展望
〈歴史・伝統〉をたずねて〈未来〉を創る。温故創新。そのためにはまず、福島古来からの伝統文化を知る必要がある、と私たちの心は向かった。震災後、福島各地の伝統芸能の保存・伝承があやぶまれている現在である。私たちは、まずこのことを福島の重要な文化が失われてしまう大いなる危機と受け止めている。懸田弘訓氏を代表とした民族芸能学会福島調査団の方々や、県北地方をはじめとする県内外の伝統芸能、伝統工芸に携わる方々などと連携をとりながら、現状を深く知りたいと考えている。そして伝統芸能をこれからの福島の子どもたちに残すべく、私たちなりにしっかりと働きかけていきたい。

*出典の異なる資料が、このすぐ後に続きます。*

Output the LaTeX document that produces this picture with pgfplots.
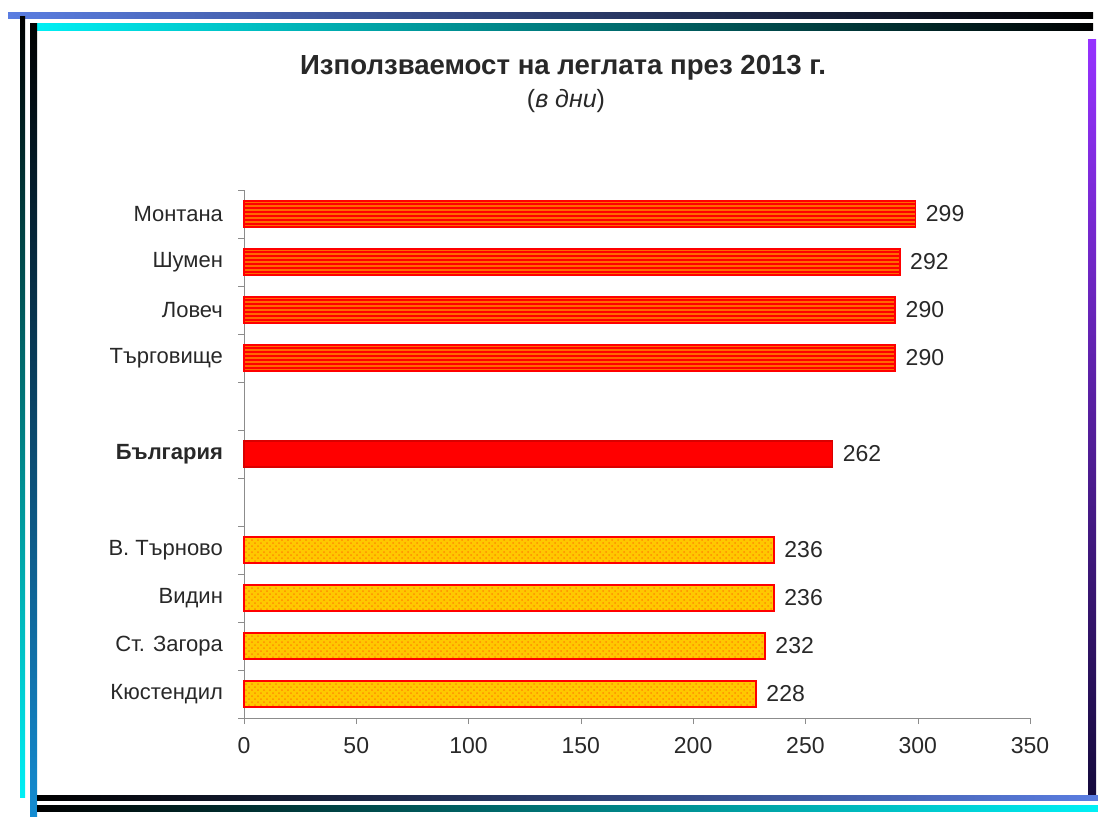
\documentclass[border=0pt]{standalone}
\usepackage{pgfplots}
\pgfplotsset{compat=1.18}
\usepackage{fontspec}
\setmainfont{Liberation Sans}
\usetikzlibrary{patterns,patterns.meta}
\definecolor{fblue}{RGB}{90,125,225}
\definecolor{fcyan}{RGB}{0,240,245}
\definecolor{fblue2}{RGB}{20,140,210}
\definecolor{fpurple}{RGB}{150,50,255}
\definecolor{fnavy}{RGB}{20,10,60}
\definecolor{topbar}{RGB}{255,105,0}
\definecolor{botbar}{RGB}{255,200,0}
\definecolor{dots}{RGB}{255,140,0}
\definecolor{txt}{RGB}{40,40,40}
\begin{document}
\begin{tikzpicture}[x=0.5pt,y=0.5pt]
\path[use as bounding box] (0,0) rectangle (1098,816);
% decorative frame
\shade[left color=fblue, right color=black] (8,797) rectangle (1093,803);
\shade[left color=fcyan, right color=black] (33,785) rectangle (1093,792);
\shade[top color=black, bottom color=fcyan] (20,19) rectangle (25,799);
\shade[top color=black, bottom color=fblue2] (30,0) rectangle (37,792);
\shade[top color=fpurple, bottom color=fnavy] (1088,16) rectangle (1096,776);
\shade[left color=black, right color=fblue] (37,16) rectangle (1098,21);
\shade[left color=black, right color=fcyan] (37,5) rectangle (1098,11);
% titles
\node[font=\bfseries\fontsize{13.8}{15}\selectfont, text=txt] at (563,748) {Използваемост на леглата през 2013 г.};
\node[font=\fontsize{12.5}{14}\selectfont, text=txt] at (566,715) {(\textit{в дни})};
\begin{axis}[
  at={(122pt,49pt)}, anchor=south west,
  scale only axis, width=393pt, height=264pt,
  xmin=0, xmax=350, ymin=-0.5, ymax=10.5,
  axis x line=bottom, axis y line=left,
  axis line style={-, draw=black!45},
  tick style={draw=black!45},
  tick align=outside, major tick length=3pt,
  xtick={0,50,...,350},
  ytick={-0.5,0.5,...,10.5}, yticklabels={},
  extra y ticks={0,1,2,3,5,7,8,9,10},
  extra y tick labels={Кюстендил,Ст. Загора,Видин,В. Търново,\textbf{България},Търговище,Ловеч,Шумен,Монтана},
  extra y tick style={tick style={draw=none}},
  yticklabel style={font=\fontsize{11}{13}\selectfont, text=txt, xshift=-4pt},
  xticklabel style={font=\fontsize{11.5}{13}\selectfont, text=txt, yshift=-3pt},
  /pgf/number format/assume math mode=true,
  xbar, bar width=13pt, bar shift=0pt,
  nodes near coords,
  nodes near coords align={horizontal},
  every node near coord/.append style={font=\fontsize{11.5}{13}\selectfont, text=txt, anchor=west, xshift=1.5pt},
  clip=false,
]
\addplot[xbar, draw=red, line width=0.8pt, fill=topbar,
  postaction={pattern={Lines[angle=0,distance=2pt,line width=0.6pt]}, pattern color=red}]
  coordinates {(290,7) (290,8) (292,9) (299,10)};
\addplot[xbar, draw=red!85!black, line width=0.8pt, fill=red]
  coordinates {(262,5)};
\addplot[xbar, draw=red, line width=0.8pt, fill=botbar,
  postaction={pattern=crosshatch dots, pattern color=dots}]
  coordinates {(228,0) (232,1) (236,2) (236,3)};
\end{axis}
\end{tikzpicture}
\end{document}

その上で私たちは、新しい伝統芸能の創出を試みたい。それを震災の経験を未来に残していく一つ一つの確かな象徴の礎として最初に考えていきたい。そしてその活動を中心としながら、福島から世界に向けて発信する文化のために必要な、今を伝える新しさとは何かに常に思いをめぐらせていきたい。ここで私たちは、文学・音楽・演劇・美術などの様々な表現形式を総合させた、福島発の文化を希求する大規模な活動の計画・展開を求めるに至る。
本年は、昨年に実施した「未来の祀りふくしま」の実施で得たことを記録・体系化し、それらを基にしてふくしまの人々との学び・出会いの場を新しく作り上げていきたい。
これを「学びの年」としたい。
「温故『創』新」の志を掲げ、子どもから大人まであらゆる世代が、様々な場において、地域に残る伝統芸能の共有、暮らしのありかた・生き方の共有、様々な新しい文化の場の創出の共有を通して、ふくしま発の文化の発信者・受容者・指導者・新しい担い手を育てる一年としたい。
企画趣旨
まちづくり人材育成事業【未来の祀りカフェ】は、まちづくりや文化の、担い手を増やすことを標榜しています。
そのために、「地域内外の民俗芸能などの文化資源」を、カフェに行くような、気楽で参加しやすい方法で紹介し、積極的にまちづくり事業に携わることの楽しさ・大切さを啓蒙していこうと考えました。
1. 地域伝承の文化資源を学ぶ事業
- ふくしまの伝統芸能の継承者や担い手を招き、民俗芸能学の専門家を交えて、その価値を再認識するとともに、伝承の方法、現在の課題についても学ぶ。
- 絹織物や染色、和紙をはじめとした県北地域の伝統工芸のこれまでと、現在行われている取り組みと可能性について、担い手や専門家を招いて、その価値を再認識するとともに、伝承の方法、現在の課題についても学ぶ。
- ふくしまの発展に貢献してきた有名無名の歴史上の人物について、その功績と、抱いていた故郷への思いについてを専門家に学び、地域が歩んできた歴史を学び、過去から未来へと想いをつなぎ故郷を創造することへの意欲を喚起する。
2. めざすふるさとの未来へのあこがれを抱く事業
- 日本の神楽の伝承が盛んな地域から(島根県出雲地方の石見神楽…東日本大震災をモチーフにした新作神楽もある。/ 宮崎県の高千穂神楽など)継承団体を招致し、神楽を披露いただくとともに、どのように発展・継承されてきたか、地域の伝統工芸がどのように生かされているか、神楽に関わる伝統文化が地域づくりにもたらしている良い効果についてなどを学ぶ。同時に、私たちの地域が持つ伝統文化を重ね合わせて考えることによって足元にあるものの良さを再認識し、地域全体で継承・発展させていくことへの意欲を喚起する。
- 主に「まつり」や文化を通じた街づくりに成功している先進的な事例の仕掛人や関係者を招き、担い手としての考え方やスキルアップの方策、目標となる道筋を具体的に学ぶ。
- 福島で、震災後からの福島を考える企画を実施したいという思いを持つ個人や団体と連携し、ふくしまから発信できる先鋭的なアートプログラム(音楽・現代アート・文学・心理学・震災後の課題や命をテーマとしたトークプログラムなど)を実施し ながら、実際に企画運営に携わり、ふくしまの文化発信の担い手としてのスキルを学ぶ。